### SHORT TASK
Restate the listing that follows word for word, without its pictures.

· · ·

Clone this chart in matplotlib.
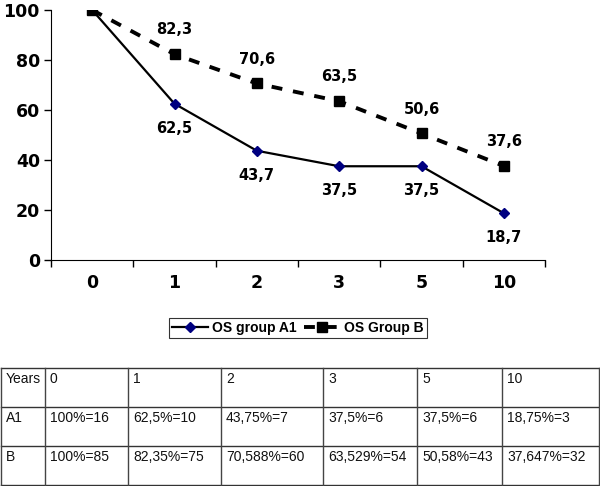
import matplotlib.pyplot as plt
import numpy as np

years = ["0", "1", "2", "3", "5", "10"]
os_a1 = [100, 62.5, 43.7, 37.5, 37.5, 18.7]
os_b = [100, 82.3, 70.6, 63.5, 50.6, 37.6]
a1_labels = ["", "62,5", "43,7", "37,5", "37,5", "18,7"]
b_labels = ["", "82,3", "70,6", "63,5", "50,6", "37,6"]

table_rows = [
    ["Years", "0", "1", "2", "3", "5", "10"],
    ["A1", "100%=16", "62,5%=10", "43,75%=7", "37,5%=6", "37,5%=6", "18,75%=3"],
    ["B", "100%=85", "82,35%=75", "70,588%=60", "63,529%=54", "50,58%=43", "37,647%=32"],
]

plt.rcParams['font.family'] = ['Liberation Sans', 'DejaVu Sans']
wide = ['DejaVu Sans']

fig = plt.figure(figsize=(6, 4.86), dpi=100)
W, H = 600, 486

# chart area
ax = fig.add_axes([51 / W, 1 - 260 / H, 494 / W, 250 / H])
x = np.arange(len(years))
ax.plot(x, os_a1, color="black", lw=1.6, marker="D", ms=5.5,
        mfc="#000080", mec="#000080", label="OS group A1", zorder=3)
ax.plot(x, os_b, color="black", lw=2.8, ls=(0, (2.8, 2.8)), marker="s", ms=7,
        mfc="black", mec="black", label="OS Group B", zorder=3)

for xi, v, s in zip(x, os_a1, a1_labels):
    if s:
        ax.annotate(s, (xi, v), xytext=(0, -17.5), textcoords="offset points",
                    ha="center", va="center", fontsize=10.5, fontweight="bold",
                    family=wide)
for xi, v, s in zip(x, os_b, b_labels):
    if s:
        ax.annotate(s, (xi, v), xytext=(0, 17.5), textcoords="offset points",
                    ha="center", va="center", fontsize=10.5, fontweight="bold",
                    family=wide)

ax.set_xlim(-0.5, len(years) - 0.5)
ax.set_ylim(0, 100)
ax.set_yticks(range(0, 101, 20))
ax.set_xticks(np.arange(-0.5, len(years), 1.0))
ax.set_xticklabels([])
ax.set_xticks(x, minor=True)
ax.set_xticklabels(years, minor=True)
ax.tick_params(axis="x", which="minor", length=0, pad=10)
ax.tick_params(axis="x", which="major", length=5, width=1, direction="out")
ax.tick_params(axis="y", length=5, width=1, pad=3)
for lab in ax.get_xticklabels(minor=True) + ax.get_yticklabels():
    lab.set_fontweight("bold")
    lab.set_family(wide)
    lab.set_fontsize(12.5)
ax.spines["top"].set_visible(False)
ax.spines["right"].set_visible(False)

leg = fig.legend(loc="center", bbox_to_anchor=(298 / W, 1 - 328 / H), ncol=2,
                 frameon=True, fancybox=False, edgecolor="black",
                 prop={"weight": "bold", "size": 10}, handlelength=2.6,
                 handletextpad=0.3, columnspacing=0.5, borderpad=0.25)
leg.get_frame().set_linewidth(0.8)

# table drawn in pixel coordinates
tab = fig.add_axes([0, 0, 1, 1])
tab.set_xlim(0, W)
tab.set_ylim(H, 0)
tab.axis("off")
col_edges = [1, 45, 128, 221, 323, 417, 502, 599]
row_edges = [368, 407, 446, 485]
for y in row_edges:
    tab.plot([col_edges[0], col_edges[-1]], [y, y], color="#333333", lw=1)
for cx in col_edges:
    tab.plot([cx, cx], [row_edges[0], row_edges[-1]], color="#444444", lw=1)
for r, row in enumerate(table_rows):
    for c, txt in enumerate(row):
        tab.text(col_edges[c] + 5, row_edges[r] + 11, txt, ha="left",
                 va="center", fontsize=10, color="#111111")

fig.savefig("out.png", dpi=100)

· · ·

### COMPLETE ANSWER
Clone this chart in matplotlib.
import matplotlib.pyplot as plt
import numpy as np

years = ["0", "1", "2", "3", "5", "10"]
os_a1 = [100, 62.5, 43.7, 37.5, 37.5, 18.7]
os_b = [100, 82.3, 70.6, 63.5, 50.6, 37.6]
a1_labels = ["", "62,5", "43,7", "37,5", "37,5", "18,7"]
b_labels = ["", "82,3", "70,6", "63,5", "50,6", "37,6"]

table_rows = [
    ["Years", "0", "1", "2", "3", "5", "10"],
    ["A1", "100%=16", "62,5%=10", "43,75%=7", "37,5%=6", "37,5%=6", "18,75%=3"],
    ["B", "100%=85", "82,35%=75", "70,588%=60", "63,529%=54", "50,58%=43", "37,647%=32"],
]

plt.rcParams['font.family'] = ['Liberation Sans', 'DejaVu Sans']
wide = ['DejaVu Sans']

fig = plt.figure(figsize=(6, 4.86), dpi=100)
W, H = 600, 486

# chart area
ax = fig.add_axes([51 / W, 1 - 260 / H, 494 / W, 250 / H])
x = np.arange(len(years))
ax.plot(x, os_a1, color="black", lw=1.6, marker="D", ms=5.5,
        mfc="#000080", mec="#000080", label="OS group A1", zorder=3)
ax.plot(x, os_b, color="black", lw=2.8, ls=(0, (2.8, 2.8)), marker="s", ms=7,
        mfc="black", mec="black", label="OS Group B", zorder=3)

for xi, v, s in zip(x, os_a1, a1_labels):
    if s:
        ax.annotate(s, (xi, v), xytext=(0, -17.5), textcoords="offset points",
                    ha="center", va="center", fontsize=10.5, fontweight="bold",
                    family=wide)
for xi, v, s in zip(x, os_b, b_labels):
    if s:
        ax.annotate(s, (xi, v), xytext=(0, 17.5), textcoords="offset points",
                    ha="center", va="center", fontsize=10.5, fontweight="bold",
                    family=wide)

ax.set_xlim(-0.5, len(years) - 0.5)
ax.set_ylim(0, 100)
ax.set_yticks(range(0, 101, 20))
ax.set_xticks(np.arange(-0.5, len(years), 1.0))
ax.set_xticklabels([])
ax.set_xticks(x, minor=True)
ax.set_xticklabels(years, minor=True)
ax.tick_params(axis="x", which="minor", length=0, pad=10)
ax.tick_params(axis="x", which="major", length=5, width=1, direction="out")
ax.tick_params(axis="y", length=5, width=1, pad=3)
for lab in ax.get_xticklabels(minor=True) + ax.get_yticklabels():
    lab.set_fontweight("bold")
    lab.set_family(wide)
    lab.set_fontsize(12.5)
ax.spines["top"].set_visible(False)
ax.spines["right"].set_visible(False)

leg = fig.legend(loc="center", bbox_to_anchor=(298 / W, 1 - 328 / H), ncol=2,
                 frameon=True, fancybox=False, edgecolor="black",
                 prop={"weight": "bold", "size": 10}, handlelength=2.6,
                 handletextpad=0.3, columnspacing=0.5, borderpad=0.25)
leg.get_frame().set_linewidth(0.8)

# table drawn in pixel coordinates
tab = fig.add_axes([0, 0, 1, 1])
tab.set_xlim(0, W)
tab.set_ylim(H, 0)
tab.axis("off")
col_edges = [1, 45, 128, 221, 323, 417, 502, 599]
row_edges = [368, 407, 446, 485]
for y in row_edges:
    tab.plot([col_edges[0], col_edges[-1]], [y, y], color="#333333", lw=1)
for cx in col_edges:
    tab.plot([cx, cx], [row_edges[0], row_edges[-1]], color="#444444", lw=1)
for r, row in enumerate(table_rows):
    for c, txt in enumerate(row):
        tab.text(col_edges[c] + 5, row_edges[r] + 11, txt, ha="left",
                 va="center", fontsize=10, color="#111111")

fig.savefig("out.png", dpi=100)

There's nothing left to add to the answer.